◆ Given request: Print exactly the lines from the first one down to the line containing "fig = go.Figure()", both ends included, with no pictures and nothing else.

--- START Data ---

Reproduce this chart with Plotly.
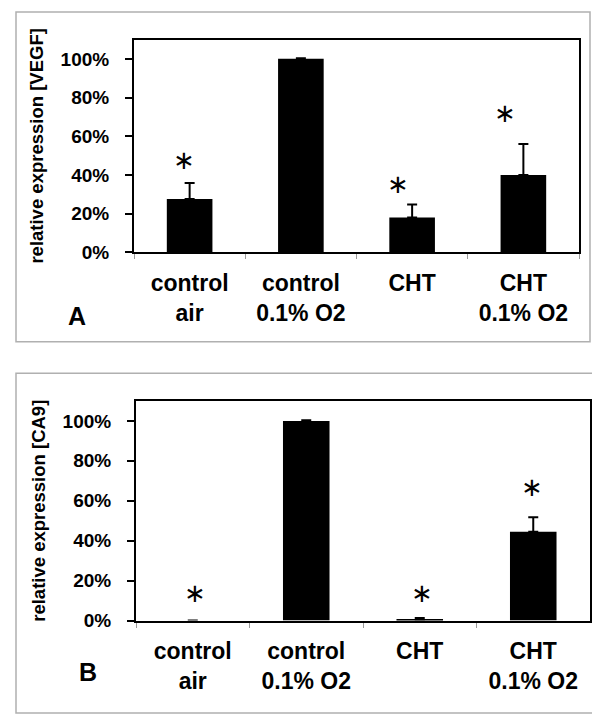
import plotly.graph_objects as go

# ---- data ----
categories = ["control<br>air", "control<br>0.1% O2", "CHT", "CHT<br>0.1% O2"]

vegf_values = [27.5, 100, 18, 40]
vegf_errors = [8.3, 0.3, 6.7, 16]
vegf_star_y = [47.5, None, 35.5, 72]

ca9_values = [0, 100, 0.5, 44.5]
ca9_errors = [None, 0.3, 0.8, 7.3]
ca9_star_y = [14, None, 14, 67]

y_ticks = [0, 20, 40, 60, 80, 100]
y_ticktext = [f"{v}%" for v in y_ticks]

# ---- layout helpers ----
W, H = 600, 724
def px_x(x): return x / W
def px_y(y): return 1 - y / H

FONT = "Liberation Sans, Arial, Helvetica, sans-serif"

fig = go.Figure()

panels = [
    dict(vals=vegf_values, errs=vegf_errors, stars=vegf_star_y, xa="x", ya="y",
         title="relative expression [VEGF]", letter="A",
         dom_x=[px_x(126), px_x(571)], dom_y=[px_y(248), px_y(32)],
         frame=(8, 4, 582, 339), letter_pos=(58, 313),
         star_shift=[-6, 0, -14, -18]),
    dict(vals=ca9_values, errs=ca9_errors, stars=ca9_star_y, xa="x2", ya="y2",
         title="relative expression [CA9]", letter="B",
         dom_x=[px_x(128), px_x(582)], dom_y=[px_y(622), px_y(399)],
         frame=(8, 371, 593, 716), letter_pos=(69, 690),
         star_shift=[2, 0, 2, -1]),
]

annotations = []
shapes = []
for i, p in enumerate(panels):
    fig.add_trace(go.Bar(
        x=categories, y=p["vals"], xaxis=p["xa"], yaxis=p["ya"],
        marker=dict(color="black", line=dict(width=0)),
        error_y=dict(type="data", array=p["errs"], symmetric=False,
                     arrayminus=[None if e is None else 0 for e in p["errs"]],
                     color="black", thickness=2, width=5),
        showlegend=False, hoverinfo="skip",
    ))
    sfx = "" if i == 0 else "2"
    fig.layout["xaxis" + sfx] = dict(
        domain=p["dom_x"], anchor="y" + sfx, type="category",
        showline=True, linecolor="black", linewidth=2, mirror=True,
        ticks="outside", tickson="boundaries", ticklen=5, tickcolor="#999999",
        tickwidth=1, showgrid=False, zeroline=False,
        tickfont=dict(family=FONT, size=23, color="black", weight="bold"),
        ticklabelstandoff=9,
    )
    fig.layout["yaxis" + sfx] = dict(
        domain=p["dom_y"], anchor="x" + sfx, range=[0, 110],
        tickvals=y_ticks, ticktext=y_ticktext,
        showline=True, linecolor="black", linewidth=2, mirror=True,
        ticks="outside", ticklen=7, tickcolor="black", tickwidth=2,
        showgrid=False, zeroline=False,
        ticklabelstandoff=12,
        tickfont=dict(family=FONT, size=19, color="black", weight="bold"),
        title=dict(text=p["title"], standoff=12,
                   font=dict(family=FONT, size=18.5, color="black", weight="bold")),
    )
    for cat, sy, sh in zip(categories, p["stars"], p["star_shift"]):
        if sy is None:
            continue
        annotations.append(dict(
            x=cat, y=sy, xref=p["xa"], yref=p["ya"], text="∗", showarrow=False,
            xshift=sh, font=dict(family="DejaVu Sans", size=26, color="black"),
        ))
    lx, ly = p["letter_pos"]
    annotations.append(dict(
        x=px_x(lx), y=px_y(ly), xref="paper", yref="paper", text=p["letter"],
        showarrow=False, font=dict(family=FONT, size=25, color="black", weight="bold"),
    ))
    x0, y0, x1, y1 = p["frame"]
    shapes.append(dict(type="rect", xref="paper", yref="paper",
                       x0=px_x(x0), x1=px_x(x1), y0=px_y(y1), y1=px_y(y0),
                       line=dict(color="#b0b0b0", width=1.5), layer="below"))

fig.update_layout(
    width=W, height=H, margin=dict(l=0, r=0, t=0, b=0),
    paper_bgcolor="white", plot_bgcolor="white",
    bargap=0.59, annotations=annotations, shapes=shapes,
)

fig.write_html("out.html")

--- END Data ---

◆ Result of the exercise:
Reproduce this chart with Plotly.
import plotly.graph_objects as go

# ---- data ----
categories = ["control<br>air", "control<br>0.1% O2", "CHT", "CHT<br>0.1% O2"]

vegf_values = [27.5, 100, 18, 40]
vegf_errors = [8.3, 0.3, 6.7, 16]
vegf_star_y = [47.5, None, 35.5, 72]

ca9_values = [0, 100, 0.5, 44.5]
ca9_errors = [None, 0.3, 0.8, 7.3]
ca9_star_y = [14, None, 14, 67]

y_ticks = [0, 20, 40, 60, 80, 100]
y_ticktext = [f"{v}%" for v in y_ticks]

# ---- layout helpers ----
W, H = 600, 724
def px_x(x): return x / W
def px_y(y): return 1 - y / H

FONT = "Liberation Sans, Arial, Helvetica, sans-serif"

fig = go.Figure()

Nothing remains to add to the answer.